Mais il y a aussi d’autres intervenants, des habitués apparemment, que Nagui, flanqué de sa bande pas si « originale » qu’il veut bien le proclamer, écoute avec gourmandise, en gloussant aux meilleurs moments. Un certain Daniel Morin, donne une imitation bête et méchante de Radio-Courtoisie (rebaptisée sans complexe Radio-facho). On commence par entendre la musique de « Maréchal nous voilà », puis un speaker doté d’une ridicule voix de pimbêche prend la parole et fait l’éloge de « Marie-Françoise, élue patriote frontiste qui, à 67 ans, dans un incroyable élan de chrétienté, se tire encore le lait pour le distribuer gratis aux femmes de sa commune qui, pour leur plus grand malheur, ont la mamelle sèche » avant de s’en prendre à « M. Guy Bédos, fantaisiste pamphlétaire léniniste qui depuis 50 ans salit la France de ses saillies bobos-gauchistes qui n’amusent que les traitres à la nation et les rastaquouères qui l’assiègent… » Il y en a aussi pour Ménard, pour Zemmour, pour Valeurs actuelles… et pour les pastilles Vichy (association particulièrement désopilante !) et, bien sûr, pour« Dame Marine qui bientôt sera présidente de la France »… L’humoriste, ayant fini son numéro parodique plein de finesse, reprend alors sa voix naturelle et conclut d’un ton grave : « Oui, je sais, ça fait peur… Mais, attention les amis, je vous rappelle que la menace frappe à notre porte. »
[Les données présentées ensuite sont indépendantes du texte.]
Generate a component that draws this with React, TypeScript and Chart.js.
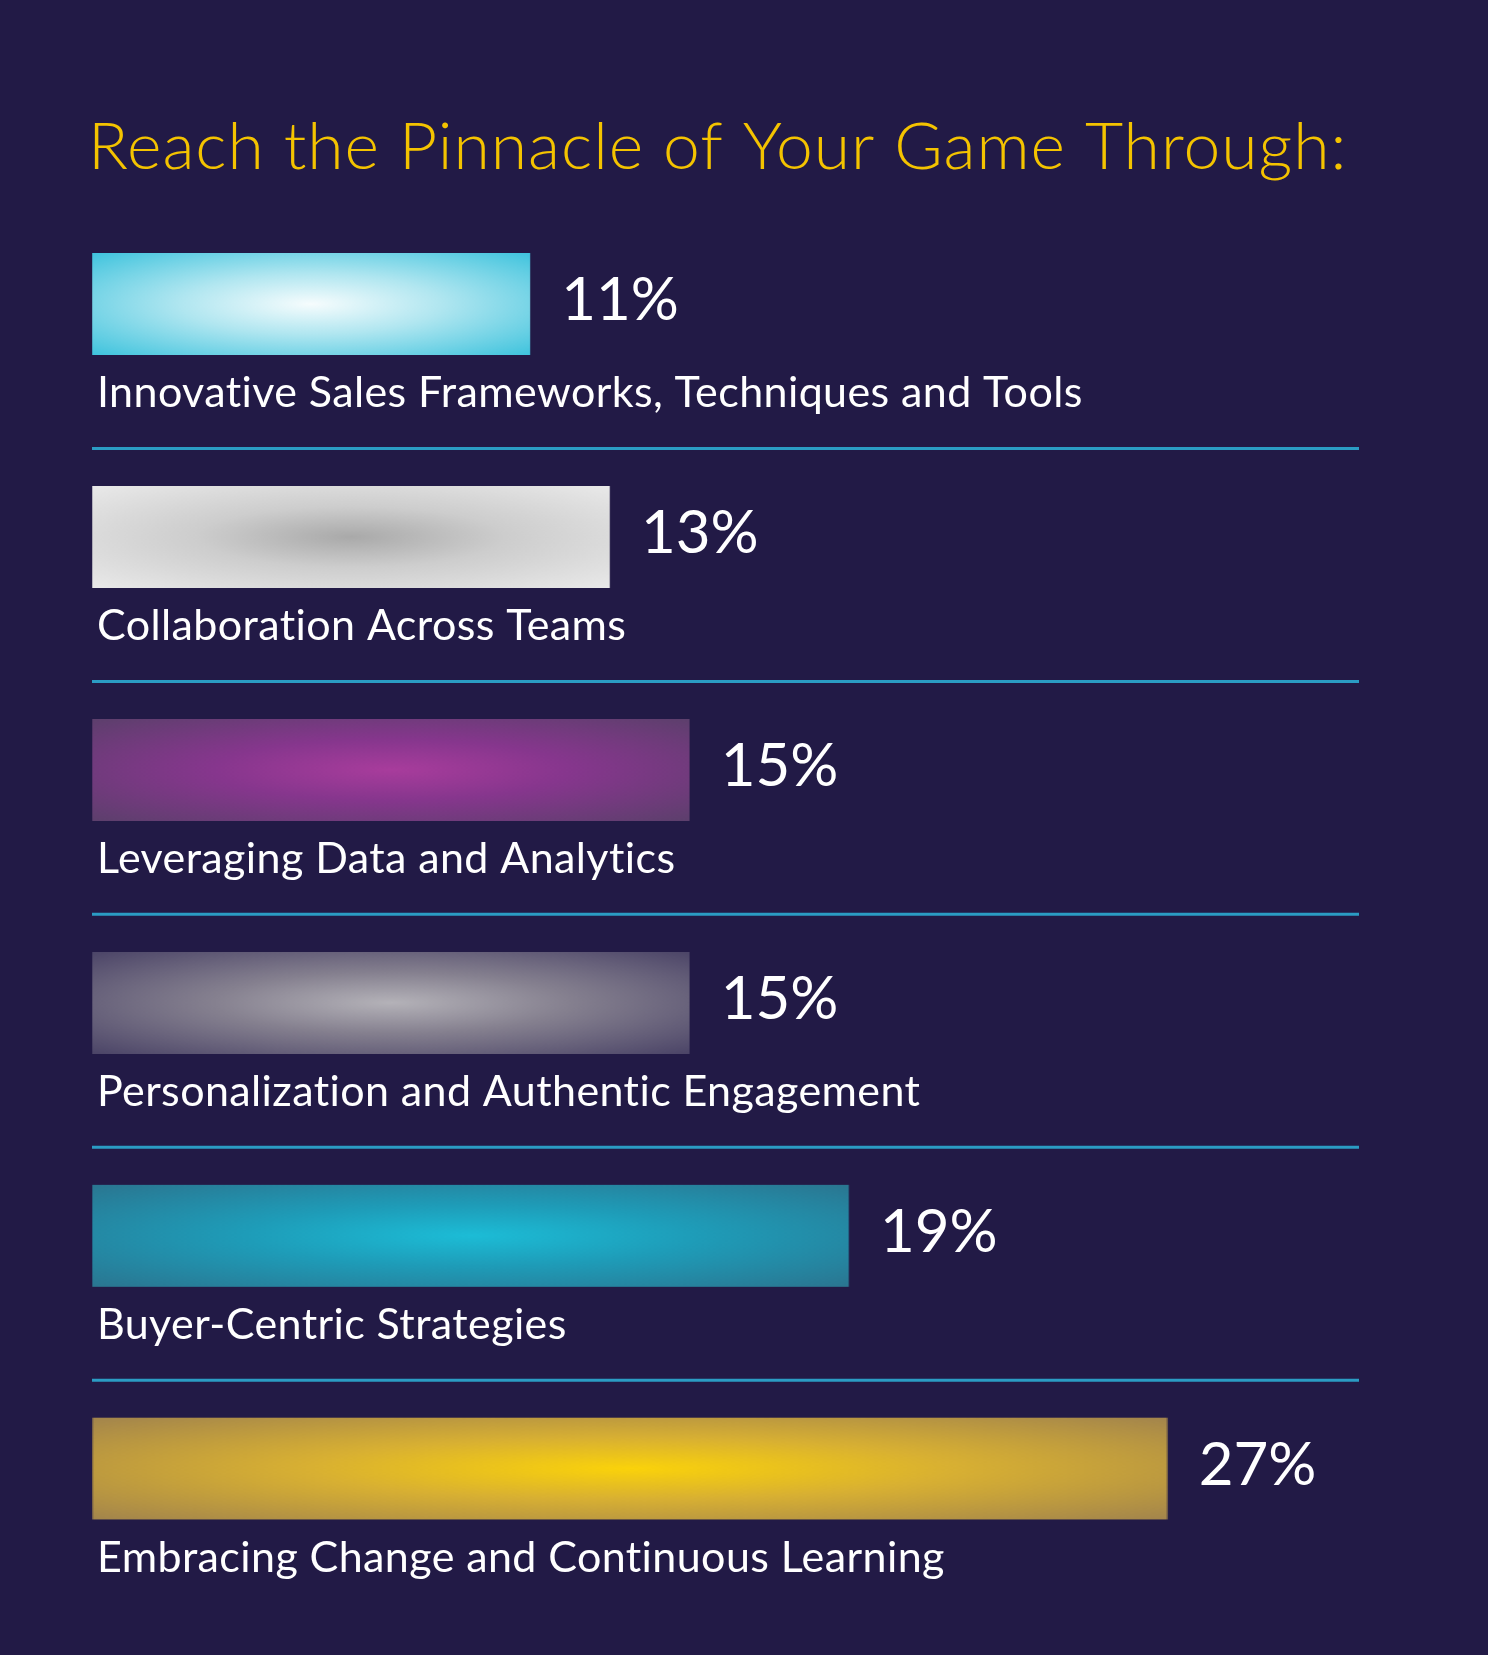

« Valeurs actuelles, le journal qu’on emporte quand on va aux chiottes »
Puis, c’est au tour d’un dénommé Pierre-Emmanuel Barré de nous livrer le résultat de ses « spirituelles » élucubrations. Qu’on en juge par cet extrait qui devrait séduire nos braves féministes : « Si ma meuf ne veut plus me sucer depuis trois semaines, je ne l’attrape pas par les cheveux pour la forcer. Hein, je me dis, c’est peut-être parce que depuis trois semaines je ne me suis pas lavé la bite. » Ou cet autre : « Nom de Dieu, on a retrouvé 10 ADN différents dans le cul de cet électeur ! Pourtant ils sont 11 candidats ? Oui, mais Mélenchon s’aimait tellement qu’il a préféré s’auto-enculer ! » Je ne me sens pas particulièrement bégueule mais je me pose sérieusement la question : peut-on considérer que ce genre de considérations parfaitement obscènes soit bien à sa place à la radio, surtout dans la journée, à une heure de grande écoute ? Qu’en pense là encore le CSA ?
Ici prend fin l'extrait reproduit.